The Global Classroom: ISTE Reflections

It’s the second full day at ISTE 2012. This morning, we were privileged to hear Dr. Yong Zhao speak (video embedded below). There is much to reflect on from his talk, but one idea I am thinking about right now is what it means for educators to be connected to the global community.

Zhao shared data and observations of educational systems around the world. He spoke about their struggles and successes. He showed us charts comparing test scores of the most developed countries. And he compared measures of confidence, creativity, and entrepreneurship among students in those countries.
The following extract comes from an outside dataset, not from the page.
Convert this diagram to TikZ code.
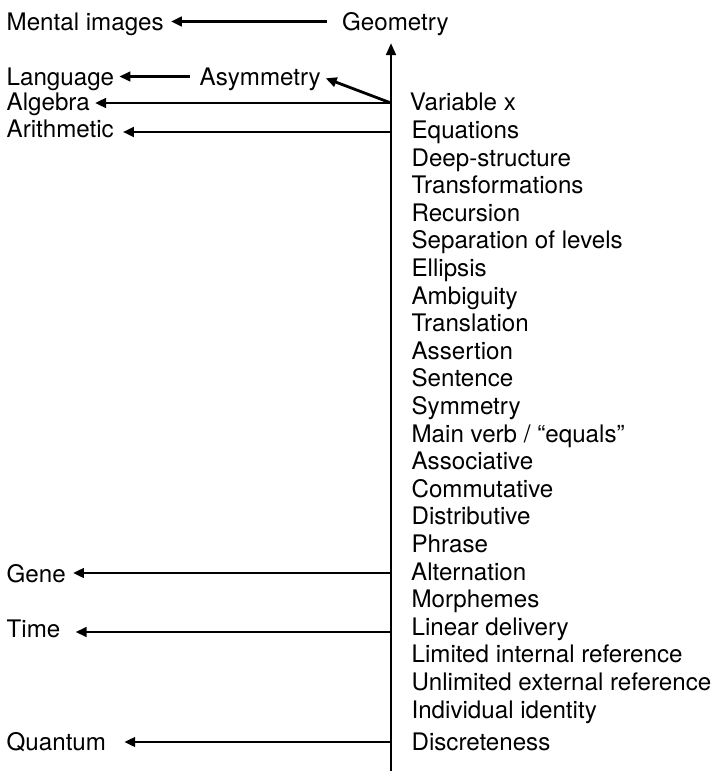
\documentclass[tikz,border=0pt]{standalone}
\usepackage{fontspec}
\setmainfont{TeX Gyre Heros}
\usetikzlibrary{arrows.meta}
\begin{document}
\begin{tikzpicture}[x=1pt,y=-1pt,
  lbl/.style={anchor=base west, inner sep=0pt, text height=17pt, text depth=0pt,
              font=\fontsize{24.15}{28}\selectfont},
  arr/.style={line width=2.8pt, -{Triangle[length=11pt,width=9.5pt]}},
  axis/.style={line width=2.8pt, -{Triangle[length=12pt,width=9.5pt]}},
  ]
\useasboundingbox (0,0) rectangle (715,771);

% left-hand labels
\node[lbl] (mental) at (6.5,30)  {Mental images};
\node[lbl] (geo)    at (342,30)  {Geometry};
\node[lbl] (lang)   at (6.5,85)  {Language};
\node[lbl] (asym)   at (199.5,85) {Asymmetry};
\node[lbl] (alg)    at (6.5,110) {Algebra};
\node[lbl] (arith)  at (6.5,137) {Arithmetic};
\node[lbl] (gene)   at (6.5,582) {Gene};
\node[lbl] (time)   at (6.5,637) {Time};
\node[lbl] (quant)  at (6.5,750) {Quantum};

% right-hand column
\node[lbl] (r0)  at (409.7,110)   {Variable x};
\node[lbl] (r1)  at (411.4,138.5) {Equations};
\node[lbl] (r2)  at (411.4,166.1) {Deep-structure};
\node[lbl] (r3)  at (411.4,193.7) {Transformations};
\node[lbl] (r4)  at (411.4,221.3) {Recursion};
\node[lbl] (r5)  at (411.4,248.9) {Separation of levels};
\node[lbl] (r6)  at (411.4,276.5) {Ellipsis};
\node[lbl] (r7)  at (411.4,304.1) {Ambiguity};
\node[lbl] (r8)  at (411.4,331.7) {Translation};
\node[lbl] (r9)  at (411.4,359.3) {Assertion};
\node[lbl] (r10) at (411.4,386.9) {Sentence};
\node[lbl] (r11) at (411.4,414.5) {Symmetry};
\node[lbl] (r12) at (411.4,442.1) {Main verb / “equals”};
\node[lbl] (r13) at (411.4,469.7) {Associative};
\node[lbl] (r14) at (411.4,497.3) {Commutative};
\node[lbl] (r15) at (411.4,524.9) {Distributive};
\node[lbl] (r16) at (411.4,552.5) {Phrase};
\node[lbl] (r17) at (411.0,580.1) {Alternation};
\node[lbl] (r18) at (411.4,607.7) {Morphemes};
\node[lbl] (r19) at (411.4,635.3) {Linear delivery};
\node[lbl] (r20) at (411.4,662.9) {Limited internal reference};
\node[lbl] (r21) at (411.4,690.5) {Unlimited external reference};
\node[lbl] (r22) at (411.4,718.1) {Individual identity};
\node[lbl] (r23) at (411.4,750)   {Discreteness};

% the vertical axis and its branch points
\coordinate (bot)  at (391,771);
\coordinate (top)  at (391,43);
\coordinate (vAlg) at (391,103);
\coordinate (vAri) at (391,132);
\coordinate (vGen) at (391,573);
\coordinate (vTim) at (391,632);
\coordinate (vQua) at (391,742);

\draw[axis] (bot) -- (top);

% connectors
\draw[arr, shorten <=15pt, shorten >=7pt] (geo.west) -- (geo.west -| mental.east);
\draw[arr, shorten <=10pt, shorten >=5pt] (asym.west) -- (asym.west -| lang.east);
\draw[arr, shorten >=5pt] (vAlg) -- (asym.east);
\draw[arr, shorten >=5pt] (vAlg) -- (vAlg -| alg.east);
\draw[arr, shorten >=9pt] (vAri) -- (vAri -| arith.east);
\draw[arr, shorten >=7pt] (vGen) -- (vGen -| gene.east);
\draw[arr, shorten >=15pt] (vTim) -- (vTim -| time.east);
\draw[arr, shorten >=18pt] (vQua) -- (vQua -| quant.east);
\end{tikzpicture}
\end{document}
What he revealed with this data was an irony: Western countries (like the U.S.) are striving to achieve high standardized test scores in order to compete with Asian countries, yet at the same time, Asian countries are looking to reform their education systems to compete with the creativity, innovation, and entrepreneurship coming out of U.S. schools.

The “I” in ISTE stands for “international,” and as I sit in sessions shoulder-to-shoulder with educators from Australia, Hong Kong, Mexico, and elsewhere, I am struck by how our shared passions have drawn us into a community together. We all want what’s best for kids, and we are doing all we can to figure out what that is. Educational policy in the U.S. communicates the idea that we need to approach education more like China or India does if we want our students to succeed. But what does that even mean? Who is defining “success?” Maybe what we need is to engage in more conversations with our colleagues around the world. Share our practice and learn from each other. Of course, nothing is this simple. But I do think U.S. educators can benefit from stepping back to look at the global perspective. I appreciate Zhao and ISTE for giving me that opportunity.